WRITTEN EXERCISE: Pull out the lines running from the one with "Write a Python" to the one with "width=0.31, ax=ax, zorder=3)", inclusive, word for word. Drop any picture.

DATA SHOWN:

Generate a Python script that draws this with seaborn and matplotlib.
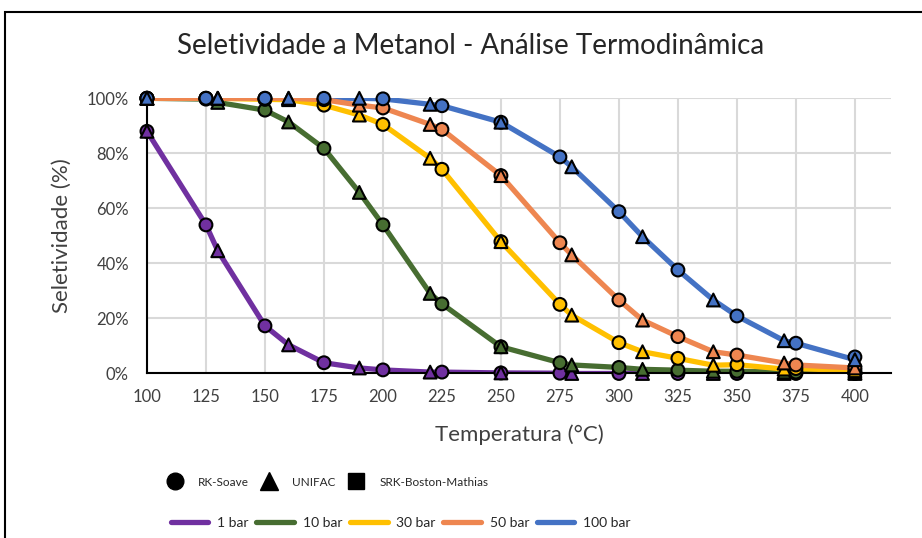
import pandas as pd
import matplotlib.pyplot as plt
import seaborn as sns
from matplotlib.lines import Line2D
from matplotlib.patches import Rectangle
from matplotlib.ticker import PercentFormatter

sns.set_style("white")
plt.rcParams['font.family'] = ['Lato', 'DejaVu Sans']

# Temperatures (°C) of each model's points
temp_rk = [100, 125, 150, 175, 200, 225, 250, 275, 300, 325, 350, 375, 400]
temp_unifac = [100, 130, 160, 190, 220, 250, 280, 310, 340, 370, 400]

pressures = ['1 bar', '10 bar', '30 bar', '50 bar', '100 bar']
colors = ['#7030A0', '#476D31', '#FFC000', '#EE8650', '#4472C4']

# Selectivity (%) - RK-Soave (circles)
rk_1bar = [88, 54, 17.3, 3.9, 1.3, 0.5, 0.2, 0.1, 0, 0, 0, 0, 0]
rk_10bar = [100, 99.7, 95.7, 81.8, 54, 25.3, 9.7, 3.9, 2.2, 1.2, 0.8, 0.5, 0.3]
rk_30bar = [100, 100, 99.6, 97.5, 90.5, 74.2, 47.9, 25.1, 11.2, 5.5, 3.2, 1.8, 1.2]
rk_50bar = [100, 100, 100, 99.5, 96.5, 88.7, 71.9, 47.5, 26.7, 13.4, 6.7, 3.1, 2.2]
rk_100bar = [100, 100, 100, 100, 99.8, 97.3, 91.3, 78.7, 58.8, 37.6, 20.9, 11.0, 6.0]

# Selectivity (%) - UNIFAC (triangles)
uni_1bar = [88, 44.6, 10.4, 2.0, 0.5, 0.2, 0, 0, 0, 0, 0]
uni_10bar = [100, 98.5, 91.4, 65.8, 29.1, 9.7, 3.1, 1.5, 0.8, 0.5, 0.3]
uni_30bar = [100, 100, 99.5, 93.9, 78.2, 47.9, 21.2, 7.9, 3.0, 1.6, 1.0]
uni_50bar = [100, 100, 100, 97.5, 90.5, 71.9, 43.1, 19.4, 7.9, 3.8, 2.0]
uni_100bar = [100, 100, 100, 100, 97.8, 91.3, 75.1, 49.7, 26.7, 11.9, 5.0]

rk_vals = [rk_1bar, rk_10bar, rk_30bar, rk_50bar, rk_100bar]
uni_vals = [uni_1bar, uni_10bar, uni_30bar, uni_50bar, uni_100bar]

rows = []
for p, rk, un in zip(pressures, rk_vals, uni_vals):
    for t, s in zip(temp_rk, rk):
        rows.append((p, 'RK-Soave', t, s))
    for t, s in zip(temp_unifac, un):
        rows.append((p, 'UNIFAC', t, s))
df = pd.DataFrame(rows, columns=['pressao', 'modelo', 'T', 'S'])
palette = dict(zip(pressures, colors))

fig = plt.figure(figsize=(9.22, 5.38), dpi=100)
ax = fig.add_axes([0.1594, 0.3058, 0.807, 0.5115])

# curves through both models' points
sns.lineplot(data=df.sort_values(['pressao', 'T']), x='T', y='S', hue='pressao',
             palette=palette, estimator=None, sort=True, lw=3.8,
             legend=False, ax=ax, zorder=2)

sns.scatterplot(data=df, x='T', y='S', hue='pressao', style='modelo',
                markers={'RK-Soave': 'o', 'UNIFAC': '^'}, palette=palette,
                s=85, edgecolor='black', linewidth=1.5, legend=False,
                clip_on=False, zorder=3, ax=ax)

ax.set_xlim(100, 415.3)
ax.set_ylim(0, 100)
ax.set_xticks(range(100, 401, 25))
ax.set_yticks(range(0, 101, 20))
ax.yaxis.set_major_formatter(PercentFormatter(100, decimals=0))
ax.grid(True, color='#d9d9d9', lw=1.5)
ax.set_axisbelow(True)
for s in ['top', 'right']:
    ax.spines[s].set_visible(False)
for s in ['left', 'bottom']:
    ax.spines[s].set_color('black')
    ax.spines[s].set_linewidth(1.5)
ax.tick_params(length=0, labelsize=12, labelcolor='#404040')
ax.tick_params(axis='x', pad=11)
ax.tick_params(axis='y', pad=13)

ax.set_xlabel('Temperatura (°C)', fontsize=16, color='#404040', labelpad=14)
ax.set_ylabel('Seletividade (%)', fontsize=16, color='#404040', labelpad=11)
fig.text(471 / 922, 1 - 46 / 538, 'Seletividade a Metanol - Análise Termodinâmica',
         ha='center', va='center', fontsize=20, color='#262626')

# legends
mk_handles = [
    Line2D([], [], marker='o', ls='none', ms=12, color='black'),
    Line2D([], [], marker='^', ls='none', ms=13, color='black'),
    Line2D([], [], marker='s', ls='none', ms=11, color='black'),
]
fig.legend(mk_handles, ['RK-Soave', 'UNIFAC', 'SRK-Boston-Mathias'], ncol=3,
           loc='center left', bbox_to_anchor=(160 / 922, 1 - 482 / 538),
           frameon=False, fontsize=8.5, borderpad=0, handlelength=1.5,
           handletextpad=1.2, columnspacing=1.0)

ln_handles = [Line2D([], [], color=c, lw=3.8) for c in colors]
fig.legend(ln_handles, pressures, ncol=5,
           loc='center left', bbox_to_anchor=(164 / 922, 1 - 523 / 538),
           frameon=False, fontsize=10, borderpad=0, handlelength=2.7,
           handletextpad=0.64, columnspacing=0.55)

# chart border (cropped at right and bottom)
fig.patches.append(Rectangle((5 / 922, -0.1), 1.2, 1.1 - 12 / 538,
                             transform=fig.transFigure, fill=False,
                             lw=1.5, ec='black'))

fig.savefig('out.png', dpi=100)
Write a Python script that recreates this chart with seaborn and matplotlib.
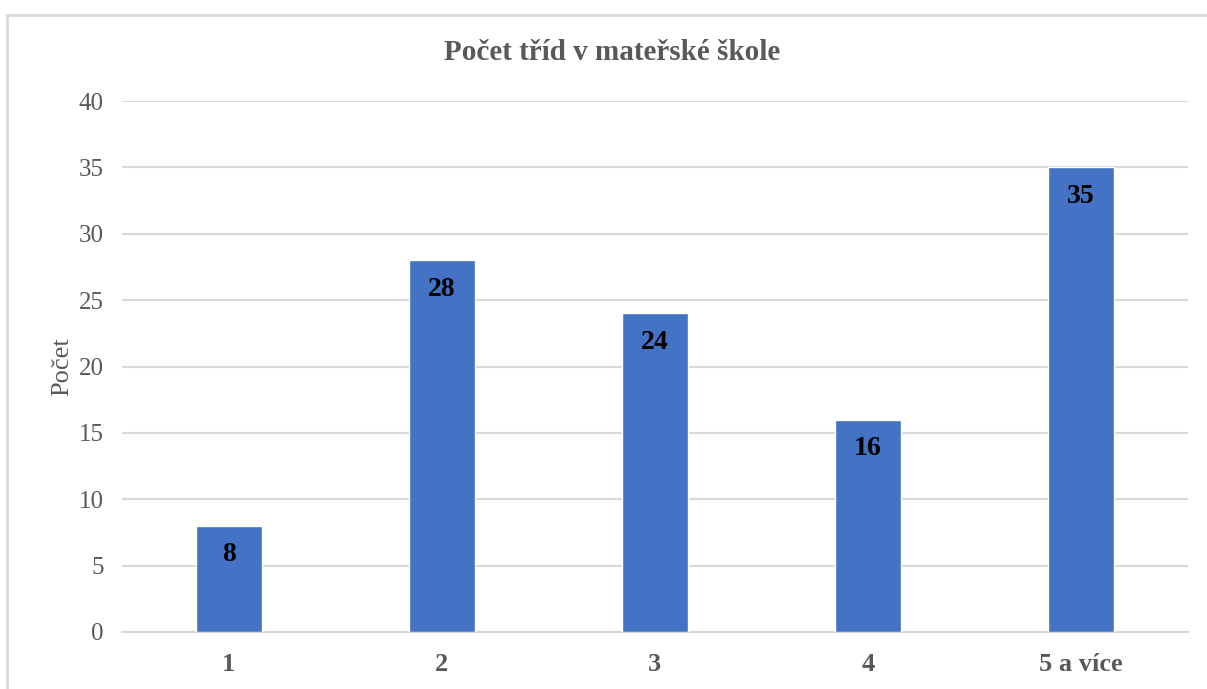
import matplotlib
matplotlib.use("Agg")
import matplotlib.pyplot as plt
from matplotlib.patches import Rectangle
import seaborn as sns
import pandas as pd

categories = ["1", "2", "3", "4", "5 a více"]
counts = [8, 28, 24, 16, 35]
y_ticks = [0, 5, 10, 15, 20, 25, 30, 35, 40]

title = "Počet tříd v mateřské škole"
y_label = "Počet"

bar_color = "#4472C4"
grid_color = "#D9D9D9"
text_color = "#595959"

sns.set_theme(style="white")
plt.rcParams["font.family"] = ["Liberation Serif", "DejaVu Serif"]

df = pd.DataFrame({"kategorie": categories, "pocet": counts})

fig = plt.figure(figsize=(12.07, 6.89), dpi=100)
ax = fig.add_axes([122 / 1207, 1 - 632 / 689, (1187.5 - 122) / 1207, (632 - 101) / 689])

sns.barplot(data=df, x="kategorie", y="pocet", color=bar_color, saturation=1,
            width=0.31, ax=ax, zorder=3)

ax.set_ylim(0, 40)
ax.set_yticks(y_ticks)
ax.set_yticklabels([str(t) for t in y_ticks], fontsize=18, color=text_color)
ax.set_xticks(range(len(categories)))
ax.set_xticklabels(categories, fontsize=19, fontweight="bold", color=text_color)
ax.tick_params(axis="y", length=0, pad=13)
ax.tick_params(axis="x", length=0, pad=15)

ax.grid(axis="y", color=grid_color, linewidth=1.5, zorder=0)
for side in ["top", "right", "left"]:
    ax.spines[side].set_visible(False)
ax.spines["bottom"].set_color(grid_color)
ax.spines["bottom"].set_linewidth(1.5)

ax.set_xlabel("")
ax.set_ylabel(y_label, fontsize=19, color=text_color, labelpad=4)

for patch, val in zip(ax.patches, counts):
    ax.annotate(str(val), (patch.get_x() + patch.get_width() / 2, patch.get_height()),
                xytext=(0, -21), textcoords="offset points", ha="center", va="center",
                fontsize=20, fontweight="bold", color="black", zorder=4)

fig.text(612 / 1207, 1 - 52 / 689, title, ha="center", va="center",
         fontsize=21, fontweight="bold", color=text_color)

fig.add_artist(Rectangle((7 / 1207, -0.1), 1.2, 1.1 - 15 / 689, transform=fig.transFigure,
                         fill=False, edgecolor=grid_color, linewidth=2))

fig.savefig("out.png", dpi=100)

SOLUTION FOR THIS EXERCISE:
Write a Python script that recreates this chart with seaborn and matplotlib.
import matplotlib
matplotlib.use("Agg")
import matplotlib.pyplot as plt
from matplotlib.patches import Rectangle
import seaborn as sns
import pandas as pd

categories = ["1", "2", "3", "4", "5 a více"]
counts = [8, 28, 24, 16, 35]
y_ticks = [0, 5, 10, 15, 20, 25, 30, 35, 40]

title = "Počet tříd v mateřské škole"
y_label = "Počet"

bar_color = "#4472C4"
grid_color = "#D9D9D9"
text_color = "#595959"

sns.set_theme(style="white")
plt.rcParams["font.family"] = ["Liberation Serif", "DejaVu Serif"]

df = pd.DataFrame({"kategorie": categories, "pocet": counts})

fig = plt.figure(figsize=(12.07, 6.89), dpi=100)
ax = fig.add_axes([122 / 1207, 1 - 632 / 689, (1187.5 - 122) / 1207, (632 - 101) / 689])

sns.barplot(data=df, x="kategorie", y="pocet", color=bar_color, saturation=1,
            width=0.31, ax=ax, zorder=3)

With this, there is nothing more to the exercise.